NAU ethnic studies professor discusses Martin Luther King’s life, legacy

Frederick Gooding

By Heidi Toth
NAU Communications

2018 is a seminal anniversary in the American Civil Rights movement—the 50th anniversary of the signing the Civil Rights Act of 1968, protests by black students at major universities, the Memphis sanitation workers’ strike and, on April 4, the anniversary of the assassination of The Rev. Martin Luther King Jr. in Memphis.

Frederick Gooding Jr, an ethnic studies professor at Northern Arizona University who researches and teaches African-American history and critical race theory, talked about King’s contributions to the fight for civil rights and the importance of Americans today to continue working toward the dream he shared in his well-known 1963 speech. He also spoke at the breakfast the Black Student Union held on Martin Luther King Day.

What do you think was Martin Luther King Jr.’s biggest accomplishment?

I think what he did was he changed with the times, and I think that’s often overlooked. What the media did—the media in mainstream America has seized upon four words that have essentially served to ensconce him within human history. They’re very inspirational words, but I think he was a bit more than an aspirational dream. He was a practical person who was very much involved with the pulse of the people.

He was vocal about his anti-war stance and economic critique of America. He does make reference in his “I have a dream” speech to the promissory note coming back insufficient funds, and later in his career he shares a message of rights of marginalized blue-collar workers who happen to be black. He’s leaning toward a more socialized stance. He stayed in the slums in Chicago to bring light to fact that people are living on the same planet but in different worlds.

I think oftentimes people stop the picture in 1963. It’s beautiful picture, it’s inspirational, but the 5-year period after that shows he was still evolving in ways many of us need to. It’s easy to hold hands on Jan. 15 every year and talk about what a great job he’s done and then take our foot off the gas for rest of the year.

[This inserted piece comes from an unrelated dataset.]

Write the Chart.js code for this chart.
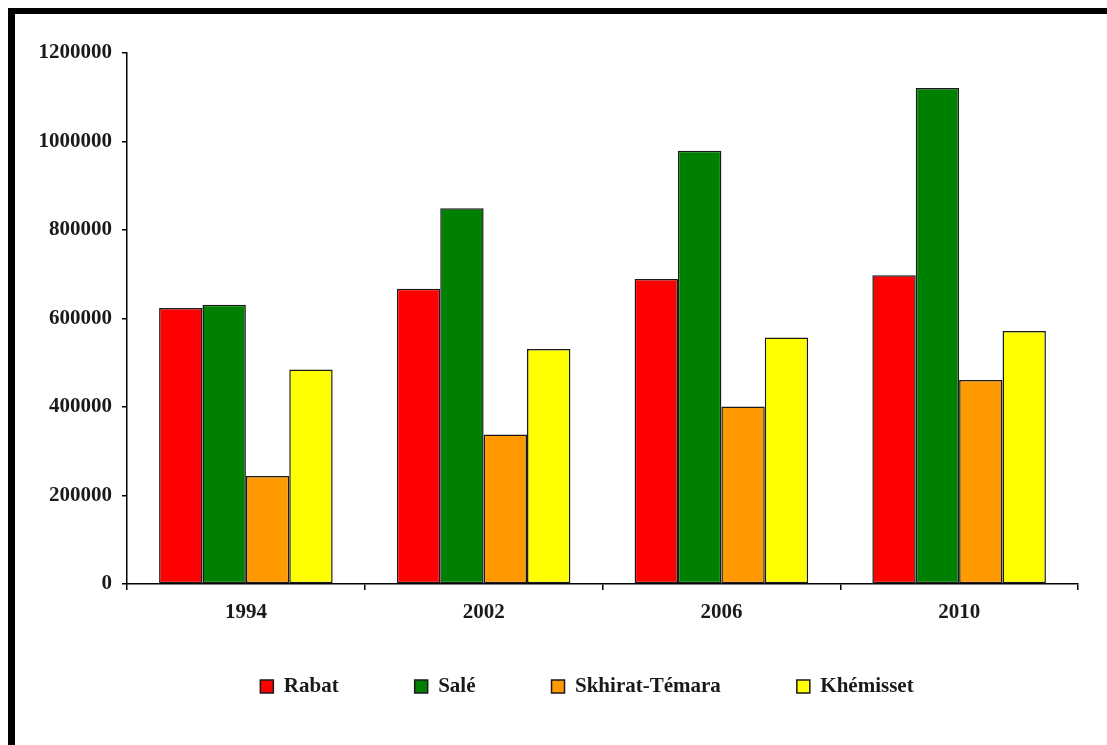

If anything, his progression indicated that we should do the same.

Which speech stands out most to you?

The last speech he ever gave. Go look it up on YouTube and see how you would characterize the tone. It was the night before he was assassinated. Assess that tone and compare and contrast it to cuddly teddy bear image of his “I have a dream” speech.

It’s eerie also in that it is perhaps—It was almost like he had a premonition that “I may not make it there with you to the idea of promised land.” I don’t know if he saw that it was imminent, that it would be the next afternoon, but more the idea that we have so much work to do. He’d been out of the spotlight, the buzz of the Nobel Peace Prize was worn off, and he was trying to bring light and attention to poor people.

This idea that “I may not make it there with you is perhaps an ominous sign as well. It’s not just in terms of he himself, but the idea that wow, there is so much work to be done.

How is his legacy part of today’s conversation?

In many senses, it simplifies it. We get the day off, but sadly, many schools don’t really do much to recognize it. It’s almost taken for granted. In the early ‘80s, many states were still considering whether to adopt it as federal holiday, and there was a lot of activism around it. Stevie Wonder wrote a song, and it was typical at elementary or middle school level to have programs about Martin Luther King. Now it’s just another three-day weekend.

What should people today learn from Martin Luther King’s life and his mission?

We should learn that he’s one individual who helped fight the good fight and it’s going to take more than one individual. If you look at 50 years since then, some things have changed, but not everything. We thought more would have changed by now two and a half generations later.

Some people do point to President Obama as positive proof, but Obama was one individual. There’s still an operation in place. It has changed, but the question is to what degree. By the metrics of poverty, homelessness, joblessness, education, life expectancy, those numbers unfortunately have been relatively consistent when it comes to blacks being at the bottom. The LeBron James, the Oprahs of the world—they’re the exception.

Even in the 1920s, at the height of Jim Crow when black people were hung from trees, there was a black millionaire. There’s always an exception to the rule, but the question is what is the rule.

Who today is carrying on MLK’s mission?

That’s a problematic question, and I’m going to push back. Again, it’s not one individual. This is a nation of 300-plus million people, and it can’t be reduced to one individual. That’s disingenuous. This narrative carried on that King was the leader, and once he was taken out things fizzled. People have always been resisting—before King came and after. In local government, high schools and the lumberyard, people have always been fighting for humanity.

I think what’s interesting is to see development of Black Lives Matter because this movement doesn’t necessarily have a figurehead, and that’s been frustrating for some—who can we talk to, who takes the blame, who’s responsible? There’s a myriad of different individuals from different places, though the critique may be that not well-positioned to advance agenda.

The question is how will social movements evolve in terms of race and ethnicity? Time will tell. The multiplicity of Black Lives Matter as one example might give a hint that maybe we should not be asking who.